Xi was expected to resume a busy global schedule once pandemic controls that kept him inside China for nearly 1,000 days — the longest COVID isolation of any Group of 20 leader — were lifted at the beginning of this year.
By the end of last year, he’d already started traveling to countries including Uzbekistan, Indonesia and Saudi Arabia, even though China’s borders remained closed. Since then, however, he’s barely set foot outside his nation.
Scheduling could be partly to blame. Indian Prime Minister Narendra Modi hosted a two-day Shanghai Cooperation Organization meeting by video in July, whereas last year’s summit saw Xi travel to Kazakhstan — his first trip outside China since January 2020.
Other major international summits, such as the G-20 and Asia-Pacific Economic Cooperation, fall in the second half of this year.
The Chinese leader is expected to attend a summit of emerging economy leaders in Johannesburg this month. While Putin will participate in that event virtually, to excuse South Africa from having to execute an International Criminal Court arrest warrant for him, Modi has confirmed his in-person presence.
The White House’s reported plan to blacklist Hong Kong’s John Lee () from the APEC leaders’ summit in San Francisco this November, however, could deter Xi from attending. Lee is sanctioned for his role in diminishing Hong Kong’s autonomy under a security law imposed by Xi. The Chinese leader’s absence would remove an opportunity for his first visit to the US since Joe Biden became president in 2021.

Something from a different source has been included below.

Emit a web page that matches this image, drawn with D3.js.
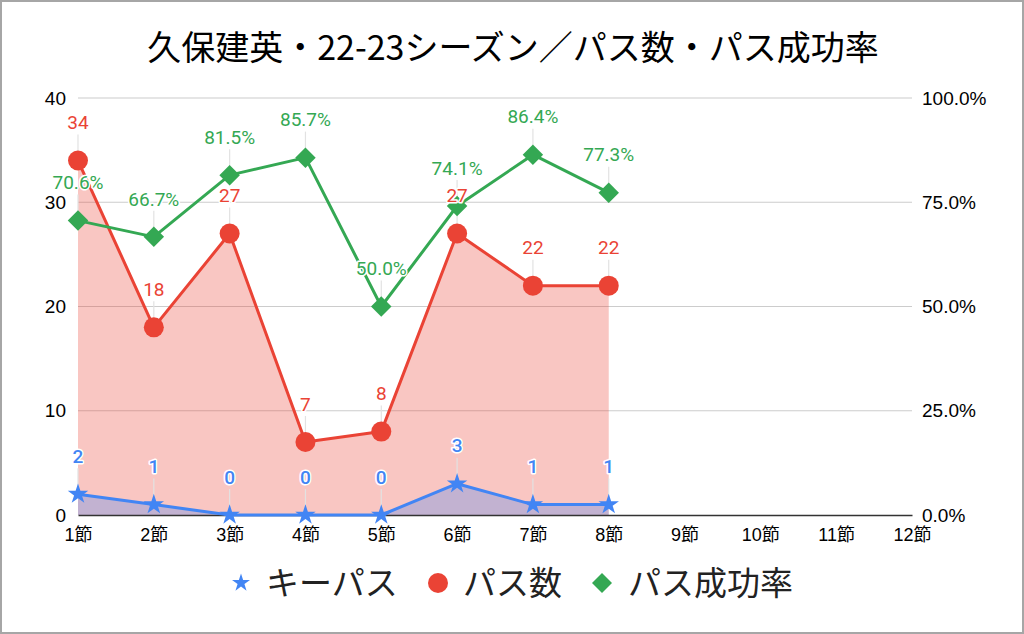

China’s worsening global image has made it harder for democratic leaders to host Xi, according to Neil Thomas, a fellow for Chinese politics at Asia Society Policy Institute’s Center for China Analysis. Xi’s handling of the pandemic, alleged human rights abuses in Xinjiang and refusal to condemn Putin’s war in Ukraine have all damaged ties with the West.
“Elected leaders in the West are more likely to attract criticism than win praise for meeting with Xi,” he added. “It’s bad politically to meet with Xi.”
Before the pandemic, European guests accounted for at least 14 percent of Xi’s annual visiting delegations, hitting 20 percent in 2019. This year, that figure is at just 8 percent.
British Prime Minister Rishi Sunak is highly unlikely to travel to China before the UK’s next general election, as he faces increasingly skeptical views of China at home.
Xi’s next major opportunity to host a group of world leaders will come in October at the Belt and Road Initiative summit. That event attracted nearly 39 heads of states in 2019, 10 more than the first summit in 2017.
But it’s still unclear who will attend. European nations including France, Germany, Greece and the Czech Republic plan to skip the forum, the Wall Street Journal reported last week.
Italy, the only Group of Seven nation to have signed on to the pact, is planning to exit the controversial agreement. China’s Foreign Ministry blamed “some forces” for “maliciously” politicizing Italy’s role in the BRI, in a statement yesterday. Such moves had “disrupted cooperation” and wouldn’t benefit anyone, the ministry added.
While Xi called for “meticulous efforts” to prepare for the forum last month, he’s unlikely to pay too much attention to the guest list.
“The priority of his third term is security and securing his ruling internally,” said Alfred Wu, an associate professor at the Lee Kuan Yew School of Public Policy in Singapore. “Xi’s probably quite confident about his status as world No. 2, so he’d expect others to come to China to visit him.”